Movie fare at the Art Theatre during the Art Theatre Guild era ranged widely, from international, American independent, avant-garde, and erotica, to, eventually, adults only porn. Until the 1970s, its focus was solidly on films that helped define it as an art-house. In March 1959, for example, the Art screened Jacque Tati’s 1958 Mon Oncle (My Uncle) awarded “Best foreign film of the year” by the New York Film Critics. The Art Theatre left the screening of more mainstream films to other theaters.
Pulitizer prize-winning film critic Roger Ebert, an Urbana, Illinois native, was introduced to international films at the Art Theatre. In a June 28, 1991 article in Entertainment Weekly, Ebert writes elegantly about the Art in its early days:
“The atmosphere of the Art reflected the new beatnik culture of the '50s, and to walk through the doors was like breathing the air of freedom. There wasn't any popcorn for sale, but the coffee was free, black, and strong, and at the age of 16, sitting in the dark wired on caffeine and trying to puzzle through Ingmar Bergman's Through a Glass Darkly, I felt I was on the brink of amazing discoveries about the world, life, and myself.

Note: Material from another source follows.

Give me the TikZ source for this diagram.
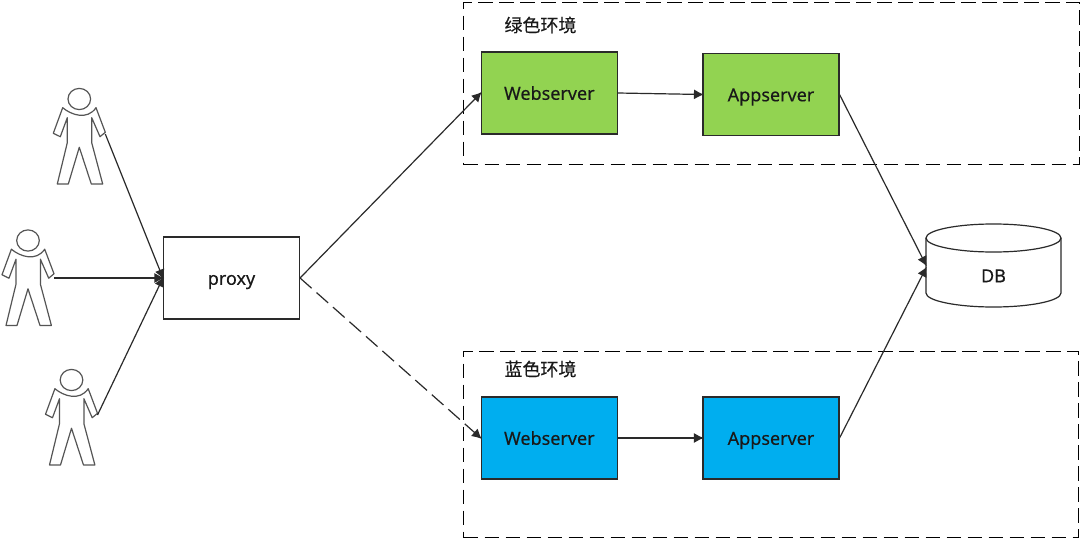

Some of the movies I saw were creating a new American cinema-movies like John Cassavetes' Shadows and Frank Perry's David and Lisa. It was at the Art that I fell in love with the gritty socialism of Britain's Angry Young Men, in films like Saturday Night and Sunday Morning, with Albert Finney as the rebellious factory worker with a wild streak, or The Loneliness of the Long-Distance Runner, with Tom Courtenay as a reform-school boy who defeats the sadistic warden the only way he knows how.
There were the British comedies, too: Alec Guinness in The Ladykillers, Peter Sellers in I'm All Right, Jack, and Terry-Thomas and Ian Carmichael in that underrated study of one-upmanship, School for Scoundrels.
The British films were accessible — so easy to understand they slapped you in the face. But I was also a fan of movies I understood only imperfectly, like Bergman's metaphysical allegories, or Antonioni's mysterious L'Avventura, or Fellini's La Dolce Vita — the portrait of decadence that seems wise to me now, but at the time seemed seductive and exciting. When the Japanese film Woman in the Dunes opened, I went to see it three times, as excited by its photography as by its ideas.
I remember those movies at the Art so vividly. The posters outside, with their stark surrealistic images and bizarre typography. The earnest bohemians in the lobby, sipping their coffee and talking like the captions on New Yorker cartoons. The notion that in a movie you had never heard of you could discover truths you had never dreamed.”